— start of Supplied information —

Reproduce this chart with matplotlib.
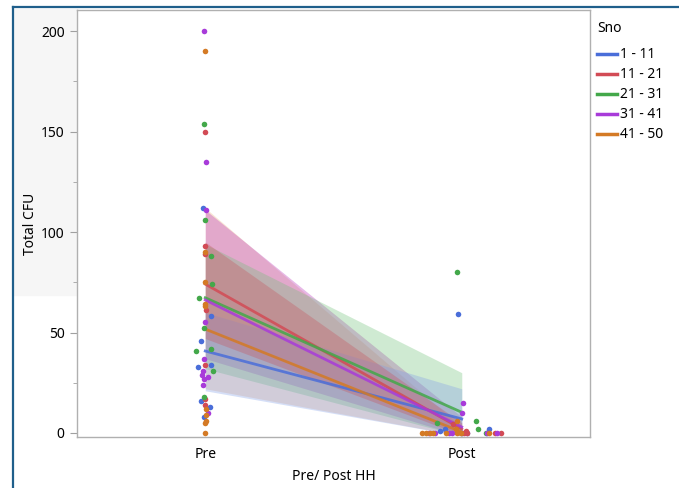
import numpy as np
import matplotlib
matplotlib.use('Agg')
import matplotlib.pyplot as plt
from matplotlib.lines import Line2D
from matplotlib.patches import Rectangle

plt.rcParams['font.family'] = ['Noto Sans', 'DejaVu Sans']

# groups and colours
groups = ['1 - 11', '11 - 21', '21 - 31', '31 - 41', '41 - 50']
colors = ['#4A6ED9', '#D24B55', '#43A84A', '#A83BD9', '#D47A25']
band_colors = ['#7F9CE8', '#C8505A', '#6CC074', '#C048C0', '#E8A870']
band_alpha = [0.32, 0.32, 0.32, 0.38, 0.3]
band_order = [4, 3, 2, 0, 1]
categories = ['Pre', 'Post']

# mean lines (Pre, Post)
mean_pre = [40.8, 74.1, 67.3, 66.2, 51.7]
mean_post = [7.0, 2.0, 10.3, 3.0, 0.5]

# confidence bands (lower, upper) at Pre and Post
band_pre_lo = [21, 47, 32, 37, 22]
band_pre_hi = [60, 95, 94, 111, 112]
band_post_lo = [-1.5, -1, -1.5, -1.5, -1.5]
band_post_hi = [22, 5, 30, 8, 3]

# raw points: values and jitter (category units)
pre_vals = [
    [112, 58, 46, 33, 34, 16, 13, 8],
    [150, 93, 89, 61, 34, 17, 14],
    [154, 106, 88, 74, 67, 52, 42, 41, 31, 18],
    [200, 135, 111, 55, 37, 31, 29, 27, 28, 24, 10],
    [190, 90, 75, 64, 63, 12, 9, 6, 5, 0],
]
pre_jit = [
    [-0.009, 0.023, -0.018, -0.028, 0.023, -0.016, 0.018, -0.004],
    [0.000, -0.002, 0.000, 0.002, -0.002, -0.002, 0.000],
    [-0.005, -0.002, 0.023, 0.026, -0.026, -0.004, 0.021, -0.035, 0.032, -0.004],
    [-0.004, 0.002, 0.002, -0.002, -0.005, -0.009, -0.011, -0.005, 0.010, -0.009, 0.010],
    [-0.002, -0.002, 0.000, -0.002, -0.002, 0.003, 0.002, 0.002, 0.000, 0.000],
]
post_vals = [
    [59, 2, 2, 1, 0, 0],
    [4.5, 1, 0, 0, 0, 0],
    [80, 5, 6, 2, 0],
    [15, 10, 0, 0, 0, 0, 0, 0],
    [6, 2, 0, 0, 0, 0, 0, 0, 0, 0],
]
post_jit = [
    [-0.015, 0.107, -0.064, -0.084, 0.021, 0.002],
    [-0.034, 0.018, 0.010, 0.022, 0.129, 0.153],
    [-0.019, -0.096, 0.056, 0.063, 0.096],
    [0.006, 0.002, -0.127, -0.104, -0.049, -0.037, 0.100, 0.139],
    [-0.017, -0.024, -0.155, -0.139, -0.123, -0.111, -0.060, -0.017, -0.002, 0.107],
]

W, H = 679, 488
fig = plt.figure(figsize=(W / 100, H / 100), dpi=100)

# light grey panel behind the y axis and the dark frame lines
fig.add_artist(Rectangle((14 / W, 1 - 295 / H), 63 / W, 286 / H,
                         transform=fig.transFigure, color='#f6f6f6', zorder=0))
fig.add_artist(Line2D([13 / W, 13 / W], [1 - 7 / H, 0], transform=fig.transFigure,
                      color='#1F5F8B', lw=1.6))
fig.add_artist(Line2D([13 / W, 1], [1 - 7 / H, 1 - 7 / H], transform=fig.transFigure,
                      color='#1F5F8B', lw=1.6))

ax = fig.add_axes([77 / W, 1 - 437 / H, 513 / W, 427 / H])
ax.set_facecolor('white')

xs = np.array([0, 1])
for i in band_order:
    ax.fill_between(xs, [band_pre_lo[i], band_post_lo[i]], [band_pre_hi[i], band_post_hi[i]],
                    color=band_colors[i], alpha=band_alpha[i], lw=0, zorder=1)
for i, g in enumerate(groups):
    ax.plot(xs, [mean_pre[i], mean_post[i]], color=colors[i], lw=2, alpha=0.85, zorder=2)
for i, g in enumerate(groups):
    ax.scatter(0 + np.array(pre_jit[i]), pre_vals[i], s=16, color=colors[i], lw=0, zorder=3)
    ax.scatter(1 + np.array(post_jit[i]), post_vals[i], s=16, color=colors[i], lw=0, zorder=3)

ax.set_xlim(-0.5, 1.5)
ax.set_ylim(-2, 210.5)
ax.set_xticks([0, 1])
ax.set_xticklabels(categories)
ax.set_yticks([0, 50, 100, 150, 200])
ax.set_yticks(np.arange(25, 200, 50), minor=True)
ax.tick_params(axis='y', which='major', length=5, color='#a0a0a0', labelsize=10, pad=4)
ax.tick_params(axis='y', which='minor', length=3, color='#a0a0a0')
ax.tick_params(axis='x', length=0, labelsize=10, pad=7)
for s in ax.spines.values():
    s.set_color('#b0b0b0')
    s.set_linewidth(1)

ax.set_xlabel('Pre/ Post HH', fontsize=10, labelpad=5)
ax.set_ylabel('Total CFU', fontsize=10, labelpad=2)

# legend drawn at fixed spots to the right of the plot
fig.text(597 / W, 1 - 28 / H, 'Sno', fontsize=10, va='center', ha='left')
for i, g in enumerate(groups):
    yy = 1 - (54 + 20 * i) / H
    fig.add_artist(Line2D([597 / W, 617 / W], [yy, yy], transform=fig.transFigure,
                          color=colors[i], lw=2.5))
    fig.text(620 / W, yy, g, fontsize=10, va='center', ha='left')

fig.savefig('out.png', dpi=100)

— end of Supplied information —

What you need to do ->
Go through the listing above and quote it exactly, apart from its images.

Solution to this exercise ->
Reproduce this chart with matplotlib.
import numpy as np
import matplotlib
matplotlib.use('Agg')
import matplotlib.pyplot as plt
from matplotlib.lines import Line2D
from matplotlib.patches import Rectangle

plt.rcParams['font.family'] = ['Noto Sans', 'DejaVu Sans']

# groups and colours
groups = ['1 - 11', '11 - 21', '21 - 31', '31 - 41', '41 - 50']
colors = ['#4A6ED9', '#D24B55', '#43A84A', '#A83BD9', '#D47A25']
band_colors = ['#7F9CE8', '#C8505A', '#6CC074', '#C048C0', '#E8A870']
band_alpha = [0.32, 0.32, 0.32, 0.38, 0.3]
band_order = [4, 3, 2, 0, 1]
categories = ['Pre', 'Post']

# mean lines (Pre, Post)
mean_pre = [40.8, 74.1, 67.3, 66.2, 51.7]
mean_post = [7.0, 2.0, 10.3, 3.0, 0.5]

# confidence bands (lower, upper) at Pre and Post
band_pre_lo = [21, 47, 32, 37, 22]
band_pre_hi = [60, 95, 94, 111, 112]
band_post_lo = [-1.5, -1, -1.5, -1.5, -1.5]
band_post_hi = [22, 5, 30, 8, 3]

# raw points: values and jitter (category units)
pre_vals = [
    [112, 58, 46, 33, 34, 16, 13, 8],
    [150, 93, 89, 61, 34, 17, 14],
    [154, 106, 88, 74, 67, 52, 42, 41, 31, 18],
    [200, 135, 111, 55, 37, 31, 29, 27, 28, 24, 10],
    [190, 90, 75, 64, 63, 12, 9, 6, 5, 0],
]
pre_jit = [
    [-0.009, 0.023, -0.018, -0.028, 0.023, -0.016, 0.018, -0.004],
    [0.000, -0.002, 0.000, 0.002, -0.002, -0.002, 0.000],
    [-0.005, -0.002, 0.023, 0.026, -0.026, -0.004, 0.021, -0.035, 0.032, -0.004],
    [-0.004, 0.002, 0.002, -0.002, -0.005, -0.009, -0.011, -0.005, 0.010, -0.009, 0.010],
    [-0.002, -0.002, 0.000, -0.002, -0.002, 0.003, 0.002, 0.002, 0.000, 0.000],
]
post_vals = [
    [59, 2, 2, 1, 0, 0],
    [4.5, 1, 0, 0, 0, 0],
    [80, 5, 6, 2, 0],
    [15, 10, 0, 0, 0, 0, 0, 0],
    [6, 2, 0, 0, 0, 0, 0, 0, 0, 0],
]
post_jit = [
    [-0.015, 0.107, -0.064, -0.084, 0.021, 0.002],
    [-0.034, 0.018, 0.010, 0.022, 0.129, 0.153],
    [-0.019, -0.096, 0.056, 0.063, 0.096],
    [0.006, 0.002, -0.127, -0.104, -0.049, -0.037, 0.100, 0.139],
    [-0.017, -0.024, -0.155, -0.139, -0.123, -0.111, -0.060, -0.017, -0.002, 0.107],
]

W, H = 679, 488
fig = plt.figure(figsize=(W / 100, H / 100), dpi=100)

# light grey panel behind the y axis and the dark frame lines
fig.add_artist(Rectangle((14 / W, 1 - 295 / H), 63 / W, 286 / H,
                         transform=fig.transFigure, color='#f6f6f6', zorder=0))
fig.add_artist(Line2D([13 / W, 13 / W], [1 - 7 / H, 0], transform=fig.transFigure,
                      color='#1F5F8B', lw=1.6))
fig.add_artist(Line2D([13 / W, 1], [1 - 7 / H, 1 - 7 / H], transform=fig.transFigure,
                      color='#1F5F8B', lw=1.6))

ax = fig.add_axes([77 / W, 1 - 437 / H, 513 / W, 427 / H])
ax.set_facecolor('white')

xs = np.array([0, 1])
for i in band_order:
    ax.fill_between(xs, [band_pre_lo[i], band_post_lo[i]], [band_pre_hi[i], band_post_hi[i]],
                    color=band_colors[i], alpha=band_alpha[i], lw=0, zorder=1)
for i, g in enumerate(groups):
    ax.plot(xs, [mean_pre[i], mean_post[i]], color=colors[i], lw=2, alpha=0.85, zorder=2)
for i, g in enumerate(groups):
    ax.scatter(0 + np.array(pre_jit[i]), pre_vals[i], s=16, color=colors[i], lw=0, zorder=3)
    ax.scatter(1 + np.array(post_jit[i]), post_vals[i], s=16, color=colors[i], lw=0, zorder=3)

ax.set_xlim(-0.5, 1.5)
ax.set_ylim(-2, 210.5)
ax.set_xticks([0, 1])
ax.set_xticklabels(categories)
ax.set_yticks([0, 50, 100, 150, 200])
ax.set_yticks(np.arange(25, 200, 50), minor=True)
ax.tick_params(axis='y', which='major', length=5, color='#a0a0a0', labelsize=10, pad=4)
ax.tick_params(axis='y', which='minor', length=3, color='#a0a0a0')
ax.tick_params(axis='x', length=0, labelsize=10, pad=7)
for s in ax.spines.values():
    s.set_color('#b0b0b0')
    s.set_linewidth(1)

ax.set_xlabel('Pre/ Post HH', fontsize=10, labelpad=5)
ax.set_ylabel('Total CFU', fontsize=10, labelpad=2)

# legend drawn at fixed spots to the right of the plot
fig.text(597 / W, 1 - 28 / H, 'Sno', fontsize=10, va='center', ha='left')
for i, g in enumerate(groups):
    yy = 1 - (54 + 20 * i) / H
    fig.add_artist(Line2D([597 / W, 617 / W], [yy, yy], transform=fig.transFigure,
                          color=colors[i], lw=2.5))
    fig.text(620 / W, yy, g, fontsize=10, va='center', ha='left')

fig.savefig('out.png', dpi=100)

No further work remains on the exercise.